What is needed
Give the number of lines that contain the string "this", please, and nothing else.

Records shown
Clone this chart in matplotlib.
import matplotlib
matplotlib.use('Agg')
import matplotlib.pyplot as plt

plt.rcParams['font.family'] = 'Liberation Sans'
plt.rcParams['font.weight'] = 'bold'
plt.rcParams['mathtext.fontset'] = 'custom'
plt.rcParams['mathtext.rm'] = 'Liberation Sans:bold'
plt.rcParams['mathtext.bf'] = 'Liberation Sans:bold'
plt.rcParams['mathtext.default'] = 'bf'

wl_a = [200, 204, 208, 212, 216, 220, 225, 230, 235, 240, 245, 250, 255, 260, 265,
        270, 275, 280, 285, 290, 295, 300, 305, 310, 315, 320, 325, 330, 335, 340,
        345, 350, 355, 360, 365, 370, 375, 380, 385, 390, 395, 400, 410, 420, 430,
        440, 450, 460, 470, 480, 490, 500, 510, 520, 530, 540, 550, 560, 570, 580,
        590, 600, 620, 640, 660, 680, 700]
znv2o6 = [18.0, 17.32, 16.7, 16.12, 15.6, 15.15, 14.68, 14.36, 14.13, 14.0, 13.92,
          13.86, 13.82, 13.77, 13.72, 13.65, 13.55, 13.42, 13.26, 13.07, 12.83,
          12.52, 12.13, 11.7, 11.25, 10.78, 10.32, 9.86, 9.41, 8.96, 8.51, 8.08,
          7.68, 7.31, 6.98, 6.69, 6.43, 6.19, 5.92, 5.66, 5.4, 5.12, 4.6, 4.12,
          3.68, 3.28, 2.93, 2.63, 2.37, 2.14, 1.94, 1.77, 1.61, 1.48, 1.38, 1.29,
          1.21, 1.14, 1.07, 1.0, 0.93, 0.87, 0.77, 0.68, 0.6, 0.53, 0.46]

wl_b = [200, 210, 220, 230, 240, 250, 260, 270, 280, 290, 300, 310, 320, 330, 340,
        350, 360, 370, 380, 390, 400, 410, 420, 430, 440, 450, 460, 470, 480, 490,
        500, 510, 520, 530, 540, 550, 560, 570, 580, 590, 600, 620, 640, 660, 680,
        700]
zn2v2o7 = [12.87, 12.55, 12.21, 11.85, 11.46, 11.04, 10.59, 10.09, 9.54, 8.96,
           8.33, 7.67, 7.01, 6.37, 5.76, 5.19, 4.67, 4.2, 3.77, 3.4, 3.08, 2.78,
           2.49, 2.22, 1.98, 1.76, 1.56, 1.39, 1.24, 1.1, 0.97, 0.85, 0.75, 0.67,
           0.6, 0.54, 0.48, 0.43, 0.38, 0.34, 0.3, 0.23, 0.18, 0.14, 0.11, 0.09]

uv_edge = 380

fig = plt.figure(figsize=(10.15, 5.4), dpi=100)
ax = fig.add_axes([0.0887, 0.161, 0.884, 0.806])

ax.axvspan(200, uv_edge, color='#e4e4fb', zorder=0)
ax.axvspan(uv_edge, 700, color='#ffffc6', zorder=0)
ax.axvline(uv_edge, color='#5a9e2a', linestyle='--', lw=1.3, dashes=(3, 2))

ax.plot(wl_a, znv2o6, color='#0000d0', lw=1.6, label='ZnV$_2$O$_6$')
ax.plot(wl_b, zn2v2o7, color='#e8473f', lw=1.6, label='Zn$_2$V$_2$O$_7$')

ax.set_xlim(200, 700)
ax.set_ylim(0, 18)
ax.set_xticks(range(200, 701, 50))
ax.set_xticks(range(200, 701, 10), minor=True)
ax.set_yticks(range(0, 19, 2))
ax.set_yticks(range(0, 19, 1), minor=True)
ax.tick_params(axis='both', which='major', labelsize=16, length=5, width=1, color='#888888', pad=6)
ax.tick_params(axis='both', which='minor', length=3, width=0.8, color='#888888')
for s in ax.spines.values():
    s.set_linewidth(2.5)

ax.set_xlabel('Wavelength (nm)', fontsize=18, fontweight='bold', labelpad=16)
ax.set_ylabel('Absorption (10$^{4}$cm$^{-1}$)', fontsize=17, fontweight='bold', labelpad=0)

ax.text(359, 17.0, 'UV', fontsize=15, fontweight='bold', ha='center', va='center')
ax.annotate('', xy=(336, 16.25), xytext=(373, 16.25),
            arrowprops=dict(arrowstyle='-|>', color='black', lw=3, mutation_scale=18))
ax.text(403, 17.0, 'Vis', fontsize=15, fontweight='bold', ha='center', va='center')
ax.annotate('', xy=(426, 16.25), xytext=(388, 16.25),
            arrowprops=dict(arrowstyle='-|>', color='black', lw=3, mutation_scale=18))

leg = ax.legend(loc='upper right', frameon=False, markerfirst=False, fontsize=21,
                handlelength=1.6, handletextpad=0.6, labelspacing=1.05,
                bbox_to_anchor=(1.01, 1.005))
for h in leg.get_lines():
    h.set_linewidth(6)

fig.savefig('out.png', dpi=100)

--

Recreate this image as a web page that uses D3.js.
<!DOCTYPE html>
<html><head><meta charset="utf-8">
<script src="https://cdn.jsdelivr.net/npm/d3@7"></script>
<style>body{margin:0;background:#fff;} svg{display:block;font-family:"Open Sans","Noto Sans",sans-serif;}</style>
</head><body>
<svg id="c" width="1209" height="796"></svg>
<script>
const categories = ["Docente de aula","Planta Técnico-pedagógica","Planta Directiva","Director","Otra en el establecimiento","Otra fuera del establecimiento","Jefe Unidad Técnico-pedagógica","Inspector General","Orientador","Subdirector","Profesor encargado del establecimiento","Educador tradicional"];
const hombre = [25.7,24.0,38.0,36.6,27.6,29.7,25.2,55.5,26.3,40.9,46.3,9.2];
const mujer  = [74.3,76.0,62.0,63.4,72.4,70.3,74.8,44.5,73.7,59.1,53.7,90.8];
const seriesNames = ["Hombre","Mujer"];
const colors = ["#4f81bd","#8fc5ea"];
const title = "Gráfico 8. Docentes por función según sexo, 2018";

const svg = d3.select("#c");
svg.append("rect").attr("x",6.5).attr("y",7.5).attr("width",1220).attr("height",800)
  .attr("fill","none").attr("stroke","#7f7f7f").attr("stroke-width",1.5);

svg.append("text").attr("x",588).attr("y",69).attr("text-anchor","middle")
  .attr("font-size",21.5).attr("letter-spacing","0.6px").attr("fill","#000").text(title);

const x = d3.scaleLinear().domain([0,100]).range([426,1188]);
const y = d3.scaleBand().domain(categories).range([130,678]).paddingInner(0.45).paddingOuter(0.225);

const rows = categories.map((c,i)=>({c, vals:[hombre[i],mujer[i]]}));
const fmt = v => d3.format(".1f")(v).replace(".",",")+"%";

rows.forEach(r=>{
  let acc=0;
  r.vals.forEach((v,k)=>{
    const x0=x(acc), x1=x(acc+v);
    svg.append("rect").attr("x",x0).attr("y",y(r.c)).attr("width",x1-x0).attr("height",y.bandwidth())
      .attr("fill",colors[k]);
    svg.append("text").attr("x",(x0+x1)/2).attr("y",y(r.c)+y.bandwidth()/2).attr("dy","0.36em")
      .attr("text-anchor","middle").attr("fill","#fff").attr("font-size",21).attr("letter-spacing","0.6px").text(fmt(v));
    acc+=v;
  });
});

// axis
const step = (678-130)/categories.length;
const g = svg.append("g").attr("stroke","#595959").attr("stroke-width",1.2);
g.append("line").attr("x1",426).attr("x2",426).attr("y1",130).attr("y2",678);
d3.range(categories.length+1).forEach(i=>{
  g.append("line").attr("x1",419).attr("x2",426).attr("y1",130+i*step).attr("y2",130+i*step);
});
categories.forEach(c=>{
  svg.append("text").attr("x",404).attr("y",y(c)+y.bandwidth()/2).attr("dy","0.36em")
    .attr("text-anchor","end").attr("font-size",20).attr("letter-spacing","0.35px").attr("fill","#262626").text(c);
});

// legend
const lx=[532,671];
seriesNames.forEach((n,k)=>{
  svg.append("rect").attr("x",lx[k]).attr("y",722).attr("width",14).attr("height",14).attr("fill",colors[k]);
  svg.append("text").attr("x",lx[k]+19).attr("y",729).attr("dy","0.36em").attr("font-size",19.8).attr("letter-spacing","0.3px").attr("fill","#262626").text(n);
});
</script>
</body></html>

Written solution
2